Die Besetzung eines neuen Restaurants besteht aus einem Koch, einem Kellner und einem Kassierer. In jeder dieser Positionen gibt es zwei Angestellte, die jeweils in Teilzeit arbeiten: Das heißt, je Arbeitstag wird jede der drei Positionen mit einem der beiden Angestellten besetzt, die auf dieser Position arbeiten können. Der Inhaber des Restaurants weiß, dass es möglich ist, dass sich zwei Leute nicht verstehen: Beispielsweise kann es sein, dass sich einer der beiden Köche nicht mit einem der beiden Kellner versteht. Oder es kann sein, dass sich alle beiden Kellner mit keinem der Kassierer vertragen. Wenn sich zwei Leute nicht verstehen, fällt dies bereits beim ersten gemeinsamen Arbeitstag auf. Der Inhaber würde gerne alle diese Personenpaare identifizieren und für sie ein Teambuilding-Seminar buchen.
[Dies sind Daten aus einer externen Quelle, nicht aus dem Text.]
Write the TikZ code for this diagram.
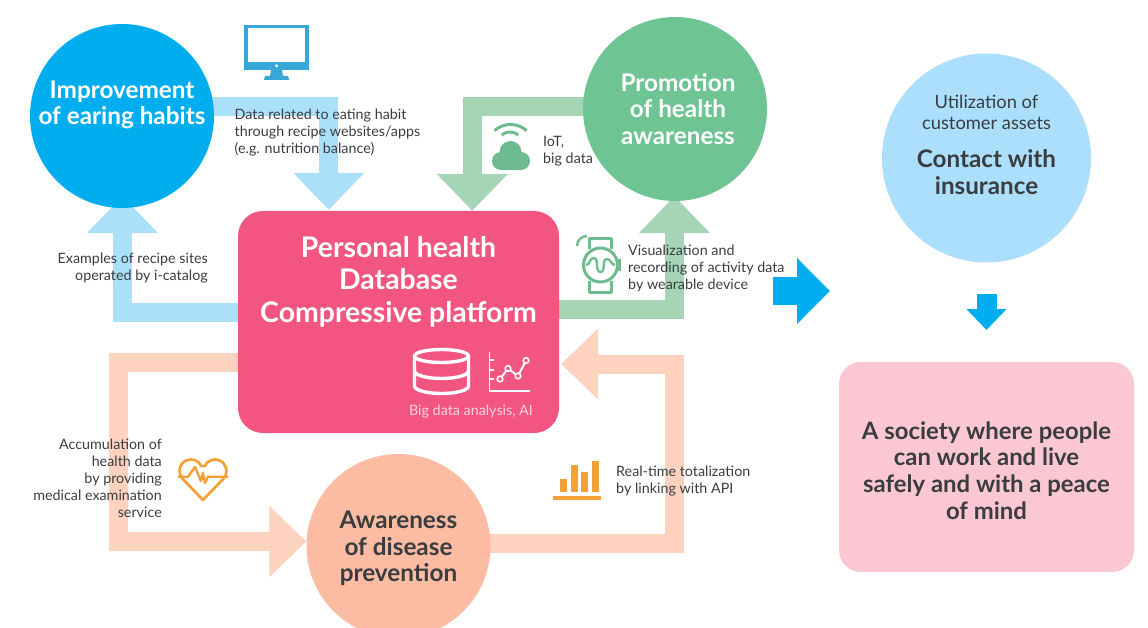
\documentclass[tikz,border=0pt]{standalone}
\usepackage{fontspec}
\setmainfont{Lato}
\usetikzlibrary{arrows.meta,calc,backgrounds}
\definecolor{cblue}{HTML}{00AEEF}
\definecolor{lblue}{HTML}{ABE0FB}
\definecolor{cgreen}{HTML}{6EC593}
\definecolor{lgreen}{HTML}{A5D5B5}
\definecolor{cpeach}{HTML}{FBBCA3}
\definecolor{lpeach}{HTML}{FDD3C0}
\definecolor{cpink}{HTML}{F2557F}
\definecolor{spink}{HTML}{FBC7D2}
\definecolor{cust}{HTML}{ABDFFB}
\definecolor{dtext}{HTML}{3A3D40}
\definecolor{orng}{HTML}{F4A035}
\definecolor{mon}{HTML}{38A6D8}
\definecolor{icong}{HTML}{6DBB8E}
\tikzset{
  disc/.style={circle,minimum size=184pt,inner sep=0pt,align=center},
  bigw/.style={font=\fontsize{24.3}{26.5}\selectfont\bfseries,text=white,align=center,inner sep=0pt},
  bigd/.style={font=\fontsize{24.3}{26.5}\selectfont\bfseries,text=dtext,align=center,inner sep=0pt},
  small/.style={font=\fontsize{14.3}{17}\selectfont,text=dtext,inner sep=0pt},
  flow/.style={line width=19pt,line join=miter,-{Triangle[length=37pt,width=69pt]}},
}
\begin{document}
\begin{tikzpicture}[x=1pt,y=-1pt]
\useasboundingbox (0,0) rectangle (1148,628);
% main nodes
\node[disc,fill=cblue] (imp) at (122,116) {};
\node[disc,fill=cgreen] (prom) at (675,109) {};
\node[disc,fill=cpeach] (aware) at (398.5,546) {};
\node[circle,minimum size=209pt,inner sep=0pt,fill=cust] (contact) at (986.5,158) {};
\node[rectangle,rounded corners=25pt,minimum width=321pt,minimum height=222pt,inner sep=0pt,fill=cpink] (db) at (398.5,322) {};
\node[rectangle,rounded corners=22pt,minimum width=295pt,minimum height=210pt,inner sep=0pt,fill=spink] (society) at (986.5,467) {};
% large labels
\node[bigw] (tImp) at (122,105) {Improvement\\of earing habits};
\node[bigw] (tProm) at (678,109) {Promotion\\of health\\awareness};
\node[bigd] (tAw) at (398.5,548.5) {Awareness\\of disease\\prevention};
\node[font=\fontsize{28.4}{32.5}\selectfont\bfseries,text=white,align=center,inner sep=0pt] (tDb) at (398.5,281.5) {Personal health\\Database\\Compressive platform};
\node[font=\fontsize{18.3}{21}\selectfont,text=dtext,align=center,inner sep=0pt] (tUt) at (986.5,112.5) {Utilization of\\customer assets};
\node[font=\fontsize{24.2}{27}\selectfont\bfseries,text=dtext,align=center,inner sep=0pt] (tCo) at (986.5,172) {Contact with\\insurance};
\node[font=\fontsize{23.9}{26.7}\selectfont\bfseries,text=dtext,align=center,inner sep=0pt] (tSo) at (986.5,470.5) {A society where people\\can work and live\\safely and with a peace\\of mind};
% small labels
\node[small,align=left,anchor=west] (l1) at (234.5,133) {Data related to eating habit\\through recipe websites/apps\\(e.g. nutrition balance)};
\node[small,align=left,anchor=west] (l2) at (543,151) {IoT,\\big data};
\node[small,align=right,anchor=east] (l3) at (208,268.5) {Examples of recipe sites\\operated by i-catalog};
\node[small,align=left,anchor=west] (l4) at (628,268.5) {Visualization and\\recording of activity data\\by wearable device};
\node[small,align=right,anchor=east] (l5) at (162,478.5) {Accumulation of\\health data\\by providing\\medical examination\\service};
\node[small,align=left,anchor=west] (l6) at (616,481.5) {Real-time totalization\\by linking with API};
\node[small,text=white!75!cpink] (l7) at (471,412) {Big data analysis, AI};
% connectors
\begin{pgfonlayer}{background}
\draw[flow,draw=lblue] ($(imp.center)+(0,-9.5)$) -| ($(db.north west)+(91,-1)$);
\draw[flow,draw=lblue] ($(db.west)+(1,-9.5)$) -| ($(imp.south)+(0.5,-12)$);
\draw[flow,draw=lgreen] ($(prom.center)+(0,-2.5)$) -| ($(db.north west)+(234.5,0)$);
\draw[flow,draw=lgreen] ($(db.east)+(-1,-13)$) -| ($(prom.south)+(-0.5,-5)$);
\draw[flow,draw=lpeach] ($(db.west)+(1,40)$) -- ++(-120,0) |- ($(aware.west)+(0,-4.5)$);
\draw[flow,draw=lpeach] ($(aware.center)+(0,-2.5)$) -- ++(276,0) |- ($(db.east)+(2,42)$);
\end{pgfonlayer}
\coordinate (b1) at (773,291);
\coordinate (b2) at (830,291);
\coordinate (s1) at (986.5,294);
\coordinate (s2) at (986.5,330);
\draw[line width=27pt,draw=cblue,-{Triangle[length=33pt,width=64pt]}] (b1) -- (b2);
\draw[line width=20pt,draw=cblue,-{Triangle[length=21pt,width=39pt]}] (s1) -- (s2);
% monitor icon
\fill[mon] (244,25) rectangle (309,70);
\fill[white] (248,28) rectangle (305,62);
\fill[white] (276.5,65.8) circle (1.7);
\fill[mon] (271,70) -- (282,70) -- (283,76) -- (288,76) -- (289,80) -- (264,80) -- (265,76) -- (270,76) -- cycle;
% cloud and wifi icon
\fill[icong] (510.5,152) circle (11);
\fill[icong] (501,161) circle (9);
\fill[icong] (521,161) circle (9);
\fill[icong] (501,158) rectangle (521,170);
\draw[icong,line width=3pt] (510.5,148.5) ++(-132:24) arc (-132:-48:24);
\draw[icong,line width=3pt] (510,145) ++(-130:13) arc (-130:-50:13);
% database icon
\begin{scope}[white,line width=3.4pt]
\draw (441.5,356) ellipse (27 and 6.5);
\draw (414.5,356) -- (414.5,386) arc (180:0:27 and 7.5) -- (468.5,356);
\draw (414.5,371) arc (180:0:27 and 7.5);
\end{scope}
% chart icon
\draw[white,line width=1.8pt] (489.5,352) -- (489.5,391) -- (529.5,391);
\foreach \yy in {360,370,379} \draw[white,line width=1.5pt] (489.5,\yy) -- (494,\yy);
\draw[white,line width=2pt] (500,379) -- (508,368.5) -- (518,376) -- (526,360.5);
\foreach \xx/\yy in {500/379,508/368.5,518/376,526/360.5} \draw[white,fill=cpink,line width=1.6pt] (\xx,\yy) circle (2.8);
% watch icon
\begin{scope}[icong,line width=3pt,line join=round]
\draw (589,249) -- (589,239) -- (611,239) -- (611,249);
\draw (589,281) -- (589,292) -- (611,292) -- (611,281);
\draw (600.5,265) circle (17);
\draw[line width=3.5pt] (619.5,259) -- (619.5,271);
\draw[line width=2.4pt] (586,265) to[out=0,in=180] (593.5,258) to[out=0,in=180] (600.5,272) to[out=0,in=180] (607,259) to[out=0,in=180] (615,265);
\draw[line width=2.4pt] (577,246) arc (180:270:10);
\end{scope}
% heart icon
\draw[orng,line width=2.7pt,line join=round] (201.4,466.1) arc (-25:-225:11.5) -- (203,500) -- (223.1,479.1) arc (45:-155:11.5) -- cycle;
\draw[orng,line width=2.4pt,line join=round] (178,476.7) -- (188,476.7) -- (195,467) -- (201,481) -- (203,473) -- (205,483) -- (208,476.7) -- (228,476.7);
% bars icon
\fill[orng] (553,496) rectangle (601,499.5);
\fill[orng] (560,479) rectangle (567,492);
\fill[orng] (570.5,465) rectangle (577.5,492);
\fill[orng] (581,472) rectangle (588,492);
\fill[orng] (591.5,461) rectangle (598.5,492);
\end{tikzpicture}
\end{document}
Damit er sicher sein kann, dass er alle Personenpaare identifiziert hat, muss also jede Person einmal mit jeder anderen Person am gleichen Tag zusammengearbeitet haben – abgesehen von dem Angestellten, der auf derselben Position arbeitet. Es wird eine Besetzung bestimmt, mit der alle paarweisen Kombinationen abgedeckt werden.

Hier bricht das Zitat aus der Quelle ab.